01/09/2009. Contributed by Ewan Angus
pub: Titan/Dynamite Entertainment. 192 page graphic novel. Price: £11.99 (UK). ISBN: 978-1-84576-924-6.
check out website: www.titanbooks.com and www.dynamiteentertainment.com
Garth Ennis, the writer of the 'Marvel Max Punisher' series, is renowned for his use of extreme violence, ridiculous swearing and gratuitous sexual themes and references. This has never been more obvious than in his creator owned series 'The Boys' which couples them all together with a nice big dose of black humour. Reverse strip poker anyone?
Following a black op's team charged with keeping super-heroes in check through extortion, violence and murder, The Boys are the atypical squad of anti-heroes. In a world where super-powers come from an injected drug known as Compound V and the 'heroes' are complete scumbags you really find yourself rooting for the titular team.
Comprising of five core members who each have, willingly and unwillingly, taken Compound V, The Boys consists of Billy Butcher, the team's leader and enigmatic Englishman who has a grudge against super-heroes and who will not hesitate in resorting to manipulation to get what he wants.
He comes across as a bigger, angrier Jamie Maddrox from X-Factor, minus the duplication powers. Wee Hughie, a Scotsman modelled on Simon Pegg, who finds himself roped into the world of The Boys after his girl-friend is murdered by one of the A-lister super-heroes. Mother's Milk or M.M., an African-American who seems to be the team's voice of reason.

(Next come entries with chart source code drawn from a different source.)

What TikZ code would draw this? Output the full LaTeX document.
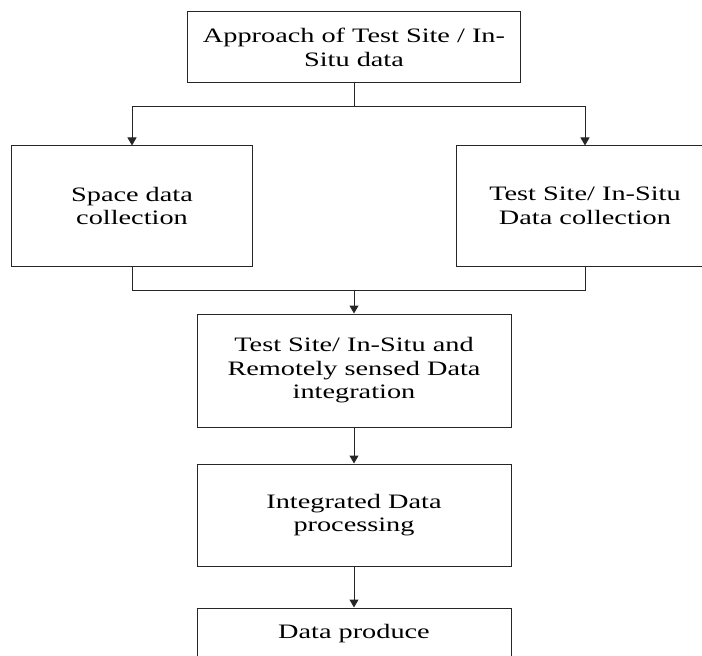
\documentclass[tikz,border=0pt]{standalone}
\usepackage{fontspec}
\setmainfont{Liberation Serif}[FakeStretch=1.38]
\usetikzlibrary{arrows.meta}
\begin{document}
\begin{tikzpicture}[x=1bp,y=-1bp,
  box/.style={draw=black!85, line width=1bp, rectangle, align=center, inner sep=0pt,
    font=\fontsize{20.5bp}{23.5bp}\selectfont},
  conn/.style={draw=black!85, line width=1bp},
  arr/.style={conn, -{Triangle[width=9bp,length=8bp]}}]
\useasboundingbox (0,0) rectangle (702,656);
\begin{scope}
\clip (0,0) rectangle (702,656);
\node[box, minimum width=333bp, minimum height=71bp] (top) at (354,47.5) {Approach of Test Site / In-\\Situ data};
\node[box, minimum width=240bp, minimum height=120bp] (left) at (132,206) {Space data\\collection};
\node[box, minimum width=258bp, minimum height=120bp] (right) at (585,206) {Test Site/ In-Situ\\Data collection};
\node[box, minimum width=314bp, minimum height=113bp] (mid) at (354,370.5) {Test Site/ In-Situ and\\Remotely sensed Data\\integration};
\node[box, minimum width=314bp, minimum height=102bp] (integ) at (354,515) {Integrated Data\\processing};
\node[box, minimum width=314bp, minimum height=51bp] (prod) at (354,633.5) {Data produce};
\coordinate (j1) at (354,107);
\coordinate (j2) at (354,290);
\draw[conn] (top.south) -- (j1);
\draw[arr] (j1) -| (left.north);
\draw[arr] (j1) -| (right.north);
\draw[conn] (left.south) |- (j2);
\draw[conn] (right.south) |- (j2);
\draw[arr] (j2) -- (mid.north);
\draw[arr] (mid.south) -- (integ.north);
\draw[arr] (integ.south) -- (prod.north);
\end{scope}
\end{tikzpicture}
\end{document}
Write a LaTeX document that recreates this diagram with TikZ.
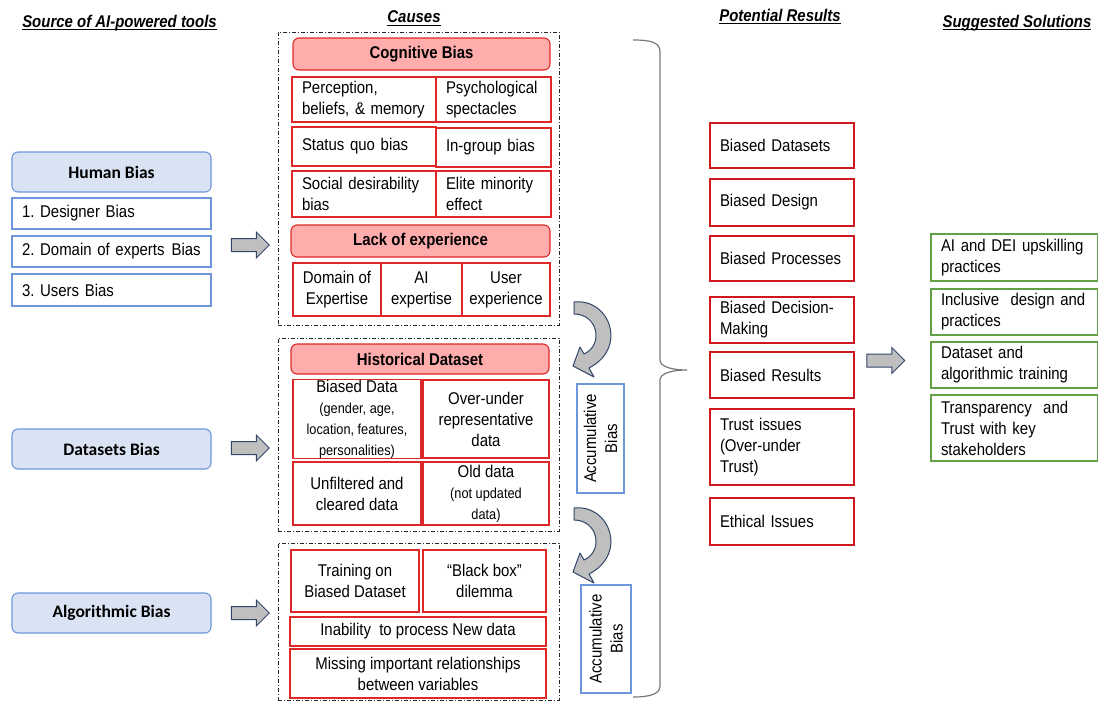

The Frenchman, a psychotic French man who speaks only in his native tongue and is one of the squads two 'heavies'. The Female, is a tiny, silent, black haired sociopath and the second heavy who seems to kill purely because she can. When she's not working with The Boys, she moonlights as an assassin for the mob. The final unofficial member, Terror, is Butcher's bulldog who, on command, can have sex with anything.
Volume two, contains issues 7-14 in a storyline of approximately 60 issues, has the team of anti-heroes pitted against sexual depraved 'real' heroes and reads like the current Peter David run on X-Factor investigations. Although X-Factor is willing to deal with some of the subjects, mainly homosexuality, it does not nearly touch the subject or embrace it quite as much as this book does.
The first story arc of two involves a parody of Iron Man and Batman dealing with a sexual desire to do everything he sees, be it animate or inanimate and a Nightwing parody accused of murdering a young homosexual who declares his love for the character.
The art is handled by Darick Robertson, the DC exclusive, and there is very little I can find to fault with it. His detail in the sarcastic faces of Wee Hughie and the evil grins of Butcher almost make this worthwhile on its own. Switching between comical surprise and bloody mayhem seems like second nature by the end of the novel. My one qualm was that the Female does tend to blend in with the darkened backgrounds due to her height and clothing and I can't quite make up my mind if this is intentional. Either way, it works well and adds to the characters silent, brooding presence.
Now as I said above, this is Garth Ennis, also author of the renowned and disturbing series 'Preacher', so the deaths are bloody and the characters are insane. The bastardisation of the super-hero genre has Ennis taking a satirical look at the heroes and making them all seem like perverts, using their powers to their own selfish ends. It really takes an industry that thrives on characters wearing their pants outside their clothes originality and steps on it, laughing subtly as it does so.
It doesn't stop there, the book then seems to go on and poke fun at the whole comicbook industry. A conversation between Wee Hughie and the Butcher might be giving away Ennis opinion on the industry's current climate.
'This is absolute Sh*te.'
'Comics mate, they rot your brain.'
The second arc has The Boys shipped off to Russia to deal with 'supes' (short for super-heroes/villains) with exploding heads and a subsequent super-powered coup that brings back the idea of the villains really striving for world domination, except it points out that the villains are too impatient and stupid to do so. Again, it's Ennis look at politics that isn't exactly apparent straight away that completes this arc. The introduction of 'Love Sausage' the Russian communist super-hero who harkens back to the good old days of Mother Russia brings out a smile or too due to his over the top stereotyping. In relation to his giant member he states to Wee Hughie, 'Big T*tties are my Kryptonite.'
On top of his ridiculous size, his love of vodka is played up throughout, until shortly before the climax, it's announced that it's not vodka he's drinking, its brake fluid.
The end of this arc brings a brilliant bloody climax in which a little bit more about the Butcher's personality is revealed in a scintillatingly violent way. It then poses the question, who exactly are The Boys?
On first glance 'The Boys' leaves you thinking it's a hollow concept of insults, violence and sexual profanity with very little plot. This is not the case. Ennis has hidden a subtle social commentary that most comics will try extremely hard to emulate in an engrossing tale of conspiracy, perverse values and a lack of faith in human nature. A disturbing yet fun read.